Parigi è un desiderio

Andrea Inglese
Ponte alle Grazie, 316 pp., 16 euro

    Parigi è un desiderio” è un romanzo scritto da un poeta e da un critico letterario, ma ha una matrice narrativa che elude quella prosa d’arte, melodica, di stampo tradizionale, che in Italia appare un modello superato. Queste pagine trasportano detriti esistenziali e al trasferimento da un luogo all’altro – che costituisce l’ossatura dei capitoli – si aggiunge una somma di considerazioni sparse, di brandelli di opinioni per lo più confessionali, che debordano dall’immaginazione appassionante, perfino allucinata, al modello del bohémien parigino che lascia Milano per approdare in un’altra dimensione, epica eppure dolorosa, come sarebbe l’esistenza di un giovane in formazione in qualunque parte del mondo. Inglese scrive di un sogno di fuga realizzato per scamparla da una situazione ostile, noiosa.

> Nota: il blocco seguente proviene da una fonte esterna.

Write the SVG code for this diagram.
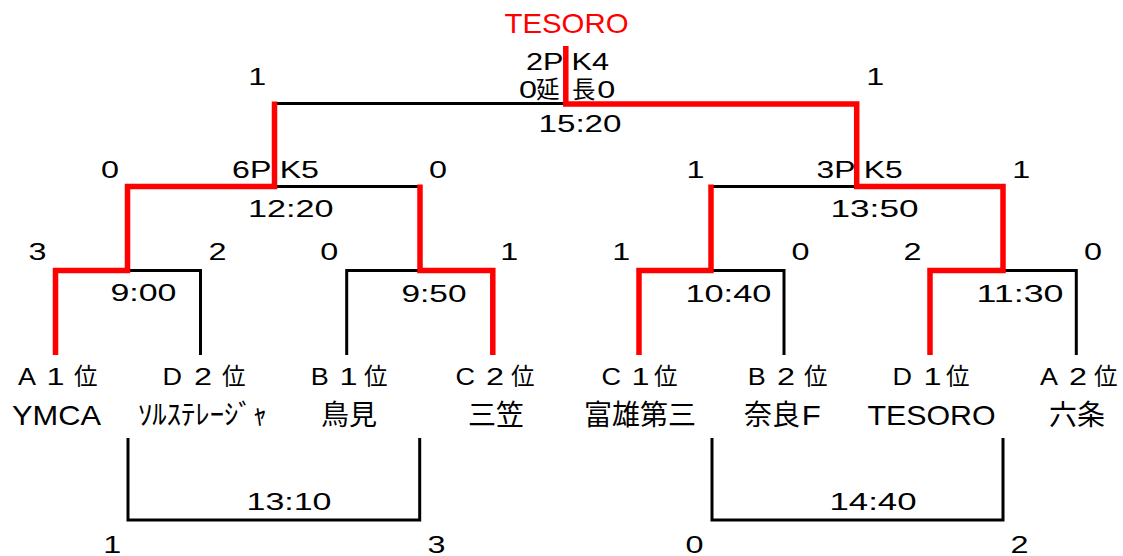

    Un sogno accumulato prende spunto da uno stato di veglia, semicosciente. La Francia è una deviazione decisiva per eliminare il “peregrinare anfetaminico” dove l’io narrante vagabondava con un’indolenza disincantata, ironica, irrisoria. Parigi viene illusoriamente addomesticata salendo sulla Torre Eiffel, ma da “celeste”, giorno dopo giorno, prende una forma sempre più terrena, anche se svolgendo qualunque lavoro “disidratante” si ha l’impressione di possedere un destino fuori del comune. Tutto ciò che accade è vago, compreso l’amore, unico e spiazzante: “Comunque Andromeda congiungeva due bellezze, quella francese di madre e quella africana di padre, con tutto il sopravvento subsahariano delle labbra carnose, della pelle marrone, delle dita lunghe e affilate, del sedere sporgente, dei polsi e della caviglie sottili, e un cespo di capelli che era un prodigio”. La permanenza a Parigi ha una durata, finisce lasciando una ferita aperta, e con essa il mito della libertà sostituito con il bisogno di una qualunque consolazione. Scema la felicità e nulla rimane facile da affrontare. L’amore precipita in un vortice, è una legge di gravità, una confusione dalla quale non si esce. Le donne fanno stare bene e fanno stare male, ma non tranquilli: sono un corollario energico e pericoloso. Parigi è un desiderio appare un metaracconto tormentato che offre una spiegazione onnicomprensiva, che procede di pari passo con l’esperienza, con un susseguirsi storico di microstorie, come se un secondo occhio vigile segua i gesti del protagonista, sdoppiato dentro di sé nel movimento spaziale e temporale, mezzo che permette la ponderazione, la congettura, il rimescolamento dei pensieri. Una voce in campo accompagna costantemente la prova del reale. Andrea Inglese terremota la scrittura rendendola debordante, impietosa. Lo svelamento dell’uomo avviene nel presentimento, così come nella constatazione che la propria condizione non è monocolore, ma avviluppata in complicazioni, interferenze, imprevisti. La maturità è contrassegnata dalle abitudini, dalle convenzioni, dalla diplomazia: sono questi gli anni dell’università, delle cattedre, dei corsi, dei dottorati alla Sorbona, e  infine della delusione.
    Inglese lo dice chiaramente: “Comunque non è mia intenzione sottovalutare l’importanza che, nel funzionamento armonioso e pacifico della società umana, ha il leccaggio di culo”. Ma il protagonista non ci sta a piegarsi e i suoi anni si manifestano a macchia di leopardo, alterni, umorali, dove i sentimenti e gli impegni vanno e vengono, tornano, dove nel disegno disarmonico delle relazioni anche la dolcezza e la gentilezza sembrano conquiste. Il linguaggio di Inglese è veloce, incessante, a volte più disteso, modulato, altre più corposo, scandito da un ticchettio ritmico.